Okay. You just mentioned data. We also have a question on this. What are you using as the calibration data set? Are you splitting the data and using it like train and test data or how does it? It's basically in this context, for the example I gave, you just have another holdout data set that you essentially use for calibration. So picture your train, your calibration data, and then your test data. So it's just like an additional calibration data set. There's another approach to conformal prediction where you don't need to have this separate calibration data set, but that procedure takes a lot longer. But if you want to look into, it's called full conformal inference or it's sometimes called transductive conformal inference. So if you want to like search those terms and that's a different procedure. But here I'm just using this like split conformal procedure, which is kind of the most common. It's the fastest and it's kind of the easiest to set up.

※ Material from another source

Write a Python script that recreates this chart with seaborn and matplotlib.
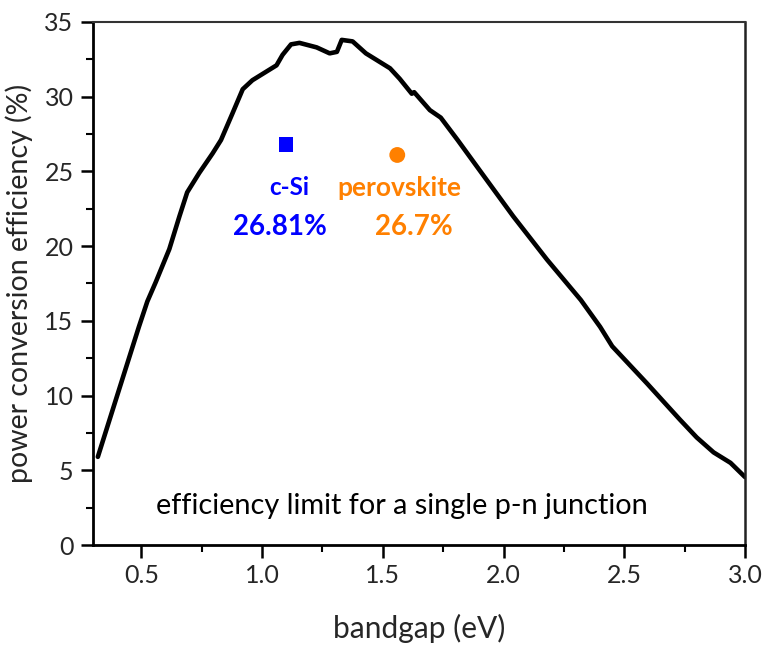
import matplotlib
matplotlib.use("Agg")
import matplotlib.pyplot as plt
import seaborn as sns
import pandas as pd
from matplotlib.ticker import MultipleLocator

# Shockley-Queisser limit
bandgap = [0.32, 0.40, 0.49, 0.525, 0.56, 0.616, 0.658, 0.69, 0.74, 0.795, 0.83, 0.878,
           0.92, 0.96, 1.02, 1.06, 1.085, 1.12, 1.155, 1.226, 1.28, 1.31, 1.33, 1.375,
           1.43, 1.49, 1.53, 1.57, 1.62, 1.63, 1.695, 1.74, 1.81, 1.90, 2.04, 2.18,
           2.32, 2.40, 2.45, 2.595, 2.73, 2.80, 2.87, 2.94, 3.0]
efficiency = [5.9, 10.0, 14.6, 16.3, 17.6, 19.8, 22.0, 23.6, 24.9, 26.2, 27.1, 28.9,
              30.5, 31.1, 31.7, 32.1, 32.8, 33.5, 33.6, 33.3, 32.9, 33.0, 33.8, 33.7,
              32.9, 32.3, 31.9, 31.2, 30.2, 30.3, 29.1, 28.6, 27.1, 25.1, 22.0, 19.1,
              16.4, 14.6, 13.3, 10.8, 8.4, 7.2, 6.2, 5.5, 4.55]

materials = ["c-Si", "perovskite"]
mat_gap = [1.10, 1.56]
mat_eff = [26.81, 26.1]
mat_labels = ["26.81%", "26.7%"]
mat_colors = ["#0000ff", "#ff8000"]
mat_markers = ["s", "o"]

sns.set_style("ticks")
plt.rcParams['font.family'] = ['Lato', 'DejaVu Sans']

fig = plt.figure(figsize=(7.63, 6.46), dpi=100)
ax = fig.add_axes([0.1219, 0.1563, 0.8545, 0.8097])

df = pd.DataFrame({"bandgap": bandgap, "efficiency": efficiency})
sns.lineplot(data=df, x="bandgap", y="efficiency", ax=ax, color="black", lw=3.3,
             sort=False, estimator=None)

name_dx = [0.012, 0.01]
name_fs = [17.5, 19]
lab_dx = [-0.027, 0.067]
for name, gx, gy, lab, col, mk, ndx, nfs, ldx in zip(materials, mat_gap, mat_eff, mat_labels,
                                                     mat_colors, mat_markers, name_dx, name_fs, lab_dx):
    sns.scatterplot(x=[gx], y=[gy], ax=ax, color=col, marker=mk, s=110 if mk == "s" else 130,
                    edgecolor="none", zorder=5)
    ax.text(gx + ndx, 23.9, name, color=col, fontsize=nfs,
            fontweight="bold", ha="center", va="center")
    ax.text(gx + ldx, 21.3, lab, color=col, fontsize=20,
            fontweight="bold", ha="center", va="center")

ax.text(1.58, 2.6, "efficiency limit for a single p-n junction", fontsize=20.8,
        ha="center", va="center", color="black")

ax.set_xlim(0.3, 3.0)
ax.set_ylim(0, 35)
ax.xaxis.set_major_locator(MultipleLocator(0.5))
ax.xaxis.set_minor_locator(MultipleLocator(0.25))
ax.yaxis.set_major_locator(MultipleLocator(5))
ax.yaxis.set_minor_locator(MultipleLocator(2.5))
ax.set_xticks([0.5, 1.0, 1.5, 2.0, 2.5, 3.0])
ax.set_xticklabels(["0.5", "1.0", "1.5", "2.0", "2.5", "3.0"])
ax.tick_params(axis="both", which="major", length=9, width=1.8, labelsize=18, color="black",
               direction="out", pad=5)
ax.tick_params(axis="both", which="minor", length=5, width=1.5, color="black", direction="out")
ax.tick_params(top=False, right=False)

for s in ["left", "bottom"]:
    ax.spines[s].set_linewidth(2)
    ax.spines[s].set_color("black")
ax.spines["top"].set_linewidth(1.5)
ax.spines["top"].set_color("#333333")
ax.spines["right"].set_linewidth(1.8)
ax.spines["right"].set_color("#222222")
ax.spines["top"].set_visible(True)
ax.spines["right"].set_visible(True)

ax.set_xlabel("bandgap (eV)", fontsize=21.5, labelpad=19)
ax.set_ylabel("power conversion efficiency (%)", fontsize=20.5, labelpad=8)

fig.savefig("out.png", dpi=100)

What kind of guarantee is the coverage guarantee? So the coverage guarantee is essentially just that if you say, okay, I want, you know, 90% prediction intervals to actually have coverage rates that are 90%. That's what the guarantee is. In, in terms of, I think the question might be asking, there's this notion of marginal coverage versus conditional coverage. Marginal coverage basically just means that you have the 90% is across your data sets. But it's not necessarily local to each region. So some areas you might have like 95% coverage, other places you might have like 85% coverage, but it's going to vary. Conditional coverage is basically that you have this coverage rate more consistently across your dataset. The coverage guarantee from conformalized quantile regression is just as a marginal guarantee, but it tends to actually have decent conditional coverage because the quantile regression procedure has that flexibility built in. So it's like only as the guarantee for marginal coverage, but it usually works pretty well in terms of getting decent conditional coverage as well.

Thank you. So we're basically at time. So please give up a hand for Brian.